Words Spoken at My Mother’s Funeral
A Note Before These Words
It has been three years since I stood and spoke these words at my mother’s funeral. I am sharing them now — not because grief has finished its work in me, for it has not, but because more recent losses have sent me back to them. I have found that words written for one goodbye have a way of speaking to the next. Grief does not stay in the single place where we first set it down. It gathers. It stacks. It returns to us on new occasions and asks, again, to be felt.
What I have come to trust is that the hope beneath these words does not move. The losses change; the hope does not. It is anchored not in the passing of time, nor in my own ability to make peace with what has happened, but in the promise that Christ has gone before us — and that those who fall asleep in Him are not lost, but kept. That is what allowed me to stand and speak at all on that day, and it is what allows me to return to these words now.
And so I offer them again — lightly edited, and more fully formed than the trembling version I read aloud that morning — in the hope that they might do for someone else what they continue to do for me: to name the hard things honestly, to lay them down, and to turn, finally, toward rest.
When I think about my life with my mother, I cannot stop thinking about how different — how almost foreign — my experience of her was from that of my siblings and of others who knew and loved her. At times it is as though we are describing two different people. I have come to understand my own life as a series of flash points: specific moments when an event arrives and changes the course of everything so deeply that it changes who you are. I have had three.
The most recent was September 2006, when I looked into the screaming eyes of my son in a small ground-floor room in Seoul and finally knew what love is. Before that came October 1997, when I took Mellisa’s hand at St. Peter’s and understood at last what it means for two to become one. And the first — though I was only three months old — was March 1975, when my father took his life.
From that one event, everything changed, for everyone, in a deep and cavernous way. I cannot tell you what life with my mother was like before that point; I was far too young to remember it. But I can tell you that it bonded the two of us in a way that was wholly our own. You already know the great things about her, and how truly blessed we are to have known her.
Still, I have often asked: Why, God? Why put me here? I was not necessarily planned. And the answer I keep returning to is this — I was put here to help those who need help. People like my mother.
And my mother — hers was not an easy life. But now she is at peace. She is at rest.
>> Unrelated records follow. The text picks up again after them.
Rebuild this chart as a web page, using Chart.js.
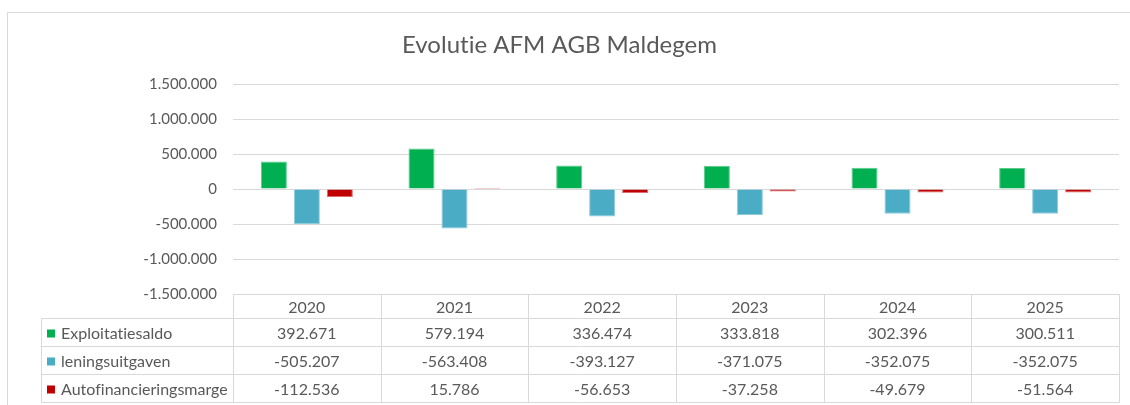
<!DOCTYPE html>
<html>
<head>
<meta charset="utf-8">
<script src="https://cdn.jsdelivr.net/npm/chart.js@4.4.1/dist/chart.umd.min.js"></script>
<style>
  html, body { margin: 0; padding: 0; background: #fff; }
  #wrap { position: relative; width: 1130px; height: 405px; }
</style>
</head>
<body>
<div id="wrap"><canvas id="myChart"></canvas></div>
<script>
const years = ['2020', '2021', '2022', '2023', '2024', '2025'];
const exploitatiesaldo = [392671, 579194, 336474, 333818, 302396, 300511];
const leningsuitgaven = [-505207, -563408, -393127, -371075, -352075, -352075];
const autofinancieringsmarge = [-112536, 15786, -56653, -37258, -49679, -51564];
const yTicks = [-1500000, -1000000, -500000, 0, 500000, 1000000, 1500000];

const textColor = '#595959';
const lineColor = '#D9D9D9';
const fontFamily = 'Lato, "Open Sans", sans-serif';

function fmt(v) {
  const s = String(Math.abs(v)).replace(/\B(?=(\d{3})+(?!\d))/g, '.');
  return (v < 0 ? '-' : '') + s;
}

const seriesList = [
  { label: 'Exploitatiesaldo', data: exploitatiesaldo, color: '#00B050', edge: '#5CCB8C' },
  { label: 'leningsuitgaven', data: leningsuitgaven, color: '#4BACC6', edge: '#8CCADB' },
  { label: 'Autofinancieringsmarge', data: autofinancieringsmarge, color: '#C00000', edge: '#DC6A6A' }
];

// frame + data table below the plot
const tablePlugin = {
  id: 'dataTable',
  beforeDraw(chart) {
    const ctx = chart.ctx;
    // no "ti" ligatures, like the original
    ctx.letterSpacing = '0.01px';
    ctx.textRendering = 'optimizeSpeed';
    ctx.save();
    ctx.strokeStyle = lineColor;
    ctx.lineWidth = 1;
    ctx.strokeRect(7.5, 12.5, 1140, 420);
    ctx.restore();
  },
  afterDraw(chart) {
    const ctx = chart.ctx;
    const area = chart.chartArea;
    const x = chart.scales.x;
    const colW = area.width / years.length;
    const top = Math.round(area.bottom) + 0.5;
    const headH = 24;
    const rowH = 28;
    const leftX = 41.5;
    const rightX = Math.round(area.right) + 0.5;
    const bottom = top + headH + rowH * seriesList.length;

    ctx.save();
    ctx.strokeStyle = lineColor;
    ctx.lineWidth = 1;
    ctx.beginPath();
    ctx.moveTo(Math.round(area.left) + 0.5, top);
    ctx.lineTo(rightX, top);
    for (let r = 0; r <= seriesList.length; r++) {
      const y = top + headH + r * rowH;
      ctx.moveTo(leftX, y);
      ctx.lineTo(rightX, y);
    }
    ctx.moveTo(leftX, top + headH);
    ctx.lineTo(leftX, bottom);
    for (let i = 0; i <= years.length; i++) {
      const vx = Math.round(area.left + i * colW) + 0.5;
      ctx.moveTo(vx, top);
      ctx.lineTo(vx, bottom);
    }
    ctx.stroke();

    ctx.fillStyle = textColor;
    ctx.font = '16px ' + fontFamily;
    ctx.textAlign = 'center';
    ctx.textBaseline = 'middle';
    years.forEach((yr, i) => {
      ctx.fillText(yr, x.getPixelForValue(i), top + headH / 2 + 1);
    });
    seriesList.forEach((s, r) => {
      const cy = top + headH + r * rowH + rowH / 2 + 1;
      ctx.fillStyle = s.color;
      ctx.fillRect(47, cy - 4, 8, 8);
      ctx.fillStyle = textColor;
      ctx.textAlign = 'left';
      ctx.fillText(s.label, 61, cy);
      ctx.textAlign = 'center';
      s.data.forEach((v, i) => {
        ctx.fillText(fmt(v), x.getPixelForValue(i), cy);
      });
    });
    ctx.restore();
  }
};

const data = {
  labels: years,
  datasets: seriesList.map(s => ({
    label: s.label,
    data: s.data,
    backgroundColor: s.color,
    borderColor: s.edge,
    borderWidth: 1,
    categoryPercentage: 0.67,
    barPercentage: 0.79
  }))
};

let myChart = new Chart(
  document.getElementById('myChart'),
  {
    type: 'bar',
    data: data,
    plugins: [tablePlugin],
    options: {
      responsive: true,
      maintainAspectRatio: false,
      animation: false,
      layout: { padding: { left: 0, right: 11, top: 0, bottom: 111 } },
      plugins: {
        legend: false,
        tooltip: { enabled: false },
        title: {
          display: true,
          text: 'Evolutie AFM AGB Maldegem',
          color: textColor,
          font: { family: fontFamily, size: 24, weight: 'normal', lineHeight: 1.2 },
          padding: { top: 31, bottom: 24.2 }
        }
      },
      scales: {
        x: {
          display: false,
          grid: { display: false }
        },
        y: {
          min: -1500000,
          max: 1500000,
          afterBuildTicks: axis => { axis.ticks = yTicks.map(v => ({ value: v })); },
          afterFit: axis => { axis.width = 233; },
          border: { display: false },
          grid: { color: lineColor, lineWidth: 1, drawTicks: false },
          ticks: {
            color: textColor,
            padding: 16,
            font: { family: fontFamily, size: 15 },
            callback: v => fmt(v)
          }
        }
      }
    }
  }
);
</script>
</body>
</html>
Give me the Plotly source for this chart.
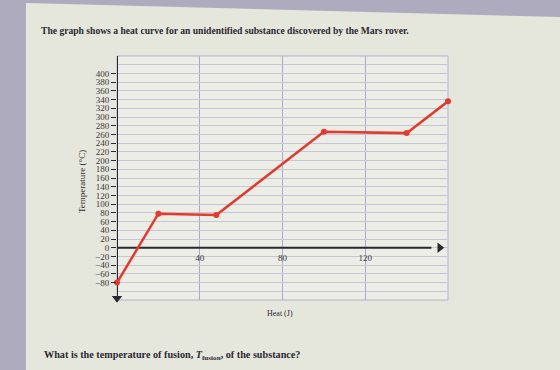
import plotly.graph_objects as go

# ---- data ----
heat = [0, 20, 48, 100, 140, 160]
temp = [-80, 78, 75, 266, 263, 336]
y_ticks = list(range(-80, 401, 20))
x_ticks = [40, 80, 120]
x_range = [0, 160]
y_range = [-120, 440]

title_text = "The graph shows a heat curve for an unidentified substance discovered by the Mars rover."
question_text = "What is the temperature of fusion, <i>T</i><sub>fusion</sub>, of the substance?"

W, H = 560, 370
ML, MR, MT, MB = 117, 112, 56, 70
PW, PH = W - ML - MR, H - MT - MB

def px(x):
    return (x - ML) / PW

def py(y):
    return 1 - (y - MT) / PH

SERIF = "Liberation Serif, Times New Roman, serif"
DARK = "#2b2733"
HGRID = "#c6c5dc"
VGRID = "#a9a8d0"

fig = go.Figure()

# axis arrowheads (axes drawn as lines below)
fig.add_trace(go.Scatter(
    x=[0, 0, 156], y=[446, -116, 0], mode="markers",
    marker=dict(symbol=["triangle-up", "triangle-down", "triangle-right"],
                size=9, color=DARK, line=dict(width=0)),
    cliponaxis=False, showlegend=False, hoverinfo="skip",
))

fig.add_trace(go.Scatter(
    x=heat, y=temp, mode="lines+markers",
    line=dict(color="#e33a2f", width=2.5),
    marker=dict(color="#e33a2f", size=6),
    cliponaxis=False, showlegend=False, hoverinfo="skip",
))

shapes = [
    # page of paper
    dict(type="path", xref="paper", yref="paper", layer="below",
         path=f"M {px(26)} {py(3)} L {px(560)} {py(17)} L {px(560)} {py(370)} L {px(26)} {py(370)} Z",
         fillcolor="#e6e7dc", line=dict(width=0)),
    # plot area background
    dict(type="rect", xref="paper", yref="paper", layer="below",
         x0=0, x1=1, y0=0, y1=1, fillcolor="#ecede4", line=dict(width=0)),
    # plot box border
    dict(type="rect", xref="paper", yref="paper", layer="between",
         x0=0, x1=1, y0=0, y1=1, fillcolor="rgba(0,0,0,0)", line=dict(color="#b3b2d0", width=1)),
    # x axis line at T = 0
    dict(type="line", xref="x", yref="y", layer="between",
         x0=0, x1=152, y0=0, y1=0, line=dict(color=DARK, width=2)),
    # y axis line
    dict(type="line", xref="x", yref="y", layer="between",
         x0=0, x1=0, y0=-112, y1=442, line=dict(color=DARK, width=2)),
]

annotations = [
    dict(text=title_text, xref="paper", yref="paper", x=px(39), y=py(30),
         xanchor="left", yanchor="middle", showarrow=False,
         font=dict(family=SERIF, size=9.6, color=DARK, weight="bold")),
    dict(text=question_text, xref="paper", yref="paper", x=px(42), y=py(355),
         xanchor="left", yanchor="middle", showarrow=False,
         font=dict(family=SERIF, size=10.2, color=DARK, weight="bold")),
    dict(text="Heat (J)", xref="paper", yref="paper", x=px(280), y=py(313),
         xanchor="center", yanchor="middle", showarrow=False,
         font=dict(family=SERIF, size=8, color=DARK)),
    dict(text="Temperature (°C)", xref="paper", yref="paper", x=px(82), y=py(182),
         xanchor="center", yanchor="middle", showarrow=False, textangle=-90,
         font=dict(family=SERIF, size=9, color=DARK)),
]

fig.update_layout(
    width=W, height=H,
    margin=dict(l=ML, r=MR, t=MT, b=MB, pad=0),
    paper_bgcolor="#aeabbf",
    plot_bgcolor="rgba(0,0,0,0)",
    shapes=shapes,
    annotations=annotations,
    xaxis=dict(
        range=x_range, tickvals=x_ticks, ticks="", showgrid=True,
        gridcolor=VGRID, gridwidth=1, zeroline=False,
        anchor="free", position=(0 - y_range[0]) / (y_range[1] - y_range[0]),
        showline=False,
        tickfont=dict(family=SERIF, size=9, color="#3a3640"),
        ticklabelstandoff=3,
    ),
    yaxis=dict(
        range=y_range, tickvals=y_ticks, ticks="outside", ticklen=5,
        tickcolor=DARK, tickwidth=1,
        showgrid=True, gridcolor=HGRID, gridwidth=1, zeroline=False,
        minor=dict(dtick=20, tick0=0, showgrid=True, gridcolor=HGRID, ticklen=0),
        showline=False,
        tickfont=dict(family=SERIF, size=9, color="#3a3640"),
    ),
)

fig.write_html("out.html")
I know that she woke in Heaven, in the warm embrace of Jesus, where, as the Scriptures promise, “There will be no more death or mourning or crying or pain, for the old order of things has passed away” (Revelation 21:4). Think about that. She is finally at rest. No more pain. No more regrets. She deserves this, and I must not be selfish in my grief; I must be glad for her. She is at peace.
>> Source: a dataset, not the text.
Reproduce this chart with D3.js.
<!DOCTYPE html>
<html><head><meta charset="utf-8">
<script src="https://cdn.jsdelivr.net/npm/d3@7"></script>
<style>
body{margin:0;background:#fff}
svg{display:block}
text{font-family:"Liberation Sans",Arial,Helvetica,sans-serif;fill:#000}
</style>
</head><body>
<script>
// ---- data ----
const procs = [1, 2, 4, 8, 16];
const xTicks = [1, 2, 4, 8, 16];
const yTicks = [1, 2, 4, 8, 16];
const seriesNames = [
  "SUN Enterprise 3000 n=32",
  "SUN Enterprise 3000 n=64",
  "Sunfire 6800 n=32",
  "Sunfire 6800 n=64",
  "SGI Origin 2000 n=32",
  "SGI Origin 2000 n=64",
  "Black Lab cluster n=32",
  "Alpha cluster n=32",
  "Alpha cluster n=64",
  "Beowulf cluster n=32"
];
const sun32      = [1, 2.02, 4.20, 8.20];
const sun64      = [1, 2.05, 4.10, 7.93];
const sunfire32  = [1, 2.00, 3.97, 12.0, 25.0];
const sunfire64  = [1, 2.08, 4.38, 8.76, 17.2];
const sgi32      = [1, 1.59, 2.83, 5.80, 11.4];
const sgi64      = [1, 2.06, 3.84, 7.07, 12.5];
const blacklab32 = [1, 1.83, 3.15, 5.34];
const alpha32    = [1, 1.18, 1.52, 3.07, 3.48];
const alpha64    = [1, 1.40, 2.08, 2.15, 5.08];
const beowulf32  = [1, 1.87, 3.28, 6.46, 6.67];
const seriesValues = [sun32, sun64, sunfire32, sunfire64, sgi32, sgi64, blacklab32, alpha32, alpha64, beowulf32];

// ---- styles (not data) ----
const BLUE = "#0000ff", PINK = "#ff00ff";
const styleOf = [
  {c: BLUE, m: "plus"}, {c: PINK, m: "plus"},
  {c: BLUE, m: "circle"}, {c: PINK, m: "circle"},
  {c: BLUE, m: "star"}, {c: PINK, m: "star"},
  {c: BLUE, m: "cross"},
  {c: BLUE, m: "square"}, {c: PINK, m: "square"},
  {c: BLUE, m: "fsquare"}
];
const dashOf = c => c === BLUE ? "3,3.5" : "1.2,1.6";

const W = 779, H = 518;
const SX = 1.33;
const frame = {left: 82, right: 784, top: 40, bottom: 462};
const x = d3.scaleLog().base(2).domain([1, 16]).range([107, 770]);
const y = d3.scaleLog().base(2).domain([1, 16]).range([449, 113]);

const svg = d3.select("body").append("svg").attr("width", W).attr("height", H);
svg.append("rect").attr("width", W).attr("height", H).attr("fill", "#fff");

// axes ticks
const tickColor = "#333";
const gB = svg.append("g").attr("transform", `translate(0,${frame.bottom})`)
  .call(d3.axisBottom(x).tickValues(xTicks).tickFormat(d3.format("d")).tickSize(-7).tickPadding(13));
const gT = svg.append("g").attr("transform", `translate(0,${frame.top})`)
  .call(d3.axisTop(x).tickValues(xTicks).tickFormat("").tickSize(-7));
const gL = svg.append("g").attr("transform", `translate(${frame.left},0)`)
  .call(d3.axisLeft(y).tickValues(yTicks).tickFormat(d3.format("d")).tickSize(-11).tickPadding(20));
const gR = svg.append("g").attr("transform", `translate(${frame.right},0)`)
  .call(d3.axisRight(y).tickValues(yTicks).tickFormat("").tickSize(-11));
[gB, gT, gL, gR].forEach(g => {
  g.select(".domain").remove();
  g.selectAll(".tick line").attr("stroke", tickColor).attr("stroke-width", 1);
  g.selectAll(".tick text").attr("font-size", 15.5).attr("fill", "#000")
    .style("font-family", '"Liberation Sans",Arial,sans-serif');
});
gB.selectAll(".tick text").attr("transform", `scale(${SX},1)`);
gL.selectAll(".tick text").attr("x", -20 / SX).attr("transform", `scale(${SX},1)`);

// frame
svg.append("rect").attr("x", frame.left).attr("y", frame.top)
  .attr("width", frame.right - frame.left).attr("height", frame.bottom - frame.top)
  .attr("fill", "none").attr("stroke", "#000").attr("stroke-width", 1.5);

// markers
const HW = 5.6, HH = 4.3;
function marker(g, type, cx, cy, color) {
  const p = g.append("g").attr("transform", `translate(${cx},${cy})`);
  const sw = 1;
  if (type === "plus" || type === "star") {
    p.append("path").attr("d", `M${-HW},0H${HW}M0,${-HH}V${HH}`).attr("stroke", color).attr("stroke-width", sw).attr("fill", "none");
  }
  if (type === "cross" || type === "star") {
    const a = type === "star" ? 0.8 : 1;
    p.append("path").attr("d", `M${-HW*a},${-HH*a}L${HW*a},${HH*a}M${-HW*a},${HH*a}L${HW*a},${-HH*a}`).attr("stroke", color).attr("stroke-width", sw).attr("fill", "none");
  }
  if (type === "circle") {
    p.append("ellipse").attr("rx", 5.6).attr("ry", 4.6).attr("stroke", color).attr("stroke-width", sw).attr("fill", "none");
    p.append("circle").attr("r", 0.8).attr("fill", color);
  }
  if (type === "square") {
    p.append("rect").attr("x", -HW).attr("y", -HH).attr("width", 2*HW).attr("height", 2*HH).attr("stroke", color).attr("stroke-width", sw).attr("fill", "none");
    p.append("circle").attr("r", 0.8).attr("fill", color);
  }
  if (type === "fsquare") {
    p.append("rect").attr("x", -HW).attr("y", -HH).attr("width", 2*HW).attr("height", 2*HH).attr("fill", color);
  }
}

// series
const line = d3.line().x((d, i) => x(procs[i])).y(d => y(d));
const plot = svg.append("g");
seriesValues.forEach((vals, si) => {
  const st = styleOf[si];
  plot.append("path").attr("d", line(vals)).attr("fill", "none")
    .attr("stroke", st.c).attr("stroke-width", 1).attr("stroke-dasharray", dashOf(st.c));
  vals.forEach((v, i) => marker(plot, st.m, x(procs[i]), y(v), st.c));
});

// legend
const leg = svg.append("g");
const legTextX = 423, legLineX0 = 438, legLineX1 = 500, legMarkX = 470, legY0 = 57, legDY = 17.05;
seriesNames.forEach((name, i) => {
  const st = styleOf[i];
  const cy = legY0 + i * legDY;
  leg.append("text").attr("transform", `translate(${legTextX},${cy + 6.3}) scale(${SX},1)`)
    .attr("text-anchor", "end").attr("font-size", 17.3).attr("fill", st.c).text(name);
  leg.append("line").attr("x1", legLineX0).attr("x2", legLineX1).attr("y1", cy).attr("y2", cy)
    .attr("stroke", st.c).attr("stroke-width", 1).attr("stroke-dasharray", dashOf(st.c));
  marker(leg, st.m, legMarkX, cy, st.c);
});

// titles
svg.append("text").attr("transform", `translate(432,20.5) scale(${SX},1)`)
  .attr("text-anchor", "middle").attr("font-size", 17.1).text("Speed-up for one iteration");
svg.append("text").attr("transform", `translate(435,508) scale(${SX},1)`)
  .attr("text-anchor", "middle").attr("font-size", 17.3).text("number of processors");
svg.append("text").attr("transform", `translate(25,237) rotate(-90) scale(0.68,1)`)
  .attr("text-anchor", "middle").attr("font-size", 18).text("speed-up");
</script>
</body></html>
So here we are, left with the tapestry of memories — including the hard ones. And I have come to believe that the time has come to put the hard ones to rest: to remember the good, and to release the rest.
The Spencer years. Yes — there was guilt, shame, pain, addiction, abuse, infidelity. Put these to rest, and focus instead on the good times. Times like those that followed.
The Sheboygan years. Yes — there was death, illness, and teenage rebellion (I’m sorry). Put these to rest as well, and focus instead on the Bricco gatherings, her years with Rodger, and Beamer. And, of course, the decorating.
The Neenah years. Yes — there was more illness, isolation, and pain. Put these to rest, and focus instead on the time she shared with her grandchildren, whom she loved dearly; on her new friends; and on the season she finally had to discover herself.
I will end with two passages from Paul that I hold close.
13 Brothers and sisters, we do not want you to be uninformed about those who sleep in death, so that you do not grieve like the rest of mankind, who have no hope. 14 For we believe that Jesus died and rose again, and so we believe that God will bring with Jesus those who have fallen asleep in him. 15 According to the Lord’s word, we tell you that we who are still alive, who are left until the coming of the Lord, will certainly not precede those who have fallen asleep. 16 For the Lord himself will come down from heaven, with a loud command, with the voice of the archangel and with the trumpet call of God, and the dead in Christ will rise first. 17 After that, we who are still alive and are left will be caught up together with them in the clouds to meet the Lord in the air. And so we will be with the Lord forever. 18 Therefore encourage one another with these words.
— 1 Thessalonians 4:13–18 (NIV)
I hope that you find rest. I know that it is time for me to rest.
1 Therefore, since we have been justified through faith, we have peace with God through our Lord Jesus Christ, 2 through whom we have gained access by faith into this grace in which we now stand. And we boast in the hope of the glory of God. 3 Not only so, but we also glory in our sufferings, because we know that suffering produces perseverance; 4 perseverance, character; and character, hope. 5 And hope does not put us to shame, because God’s love has been poured out into our hearts through the Holy Spirit, who has been given to us.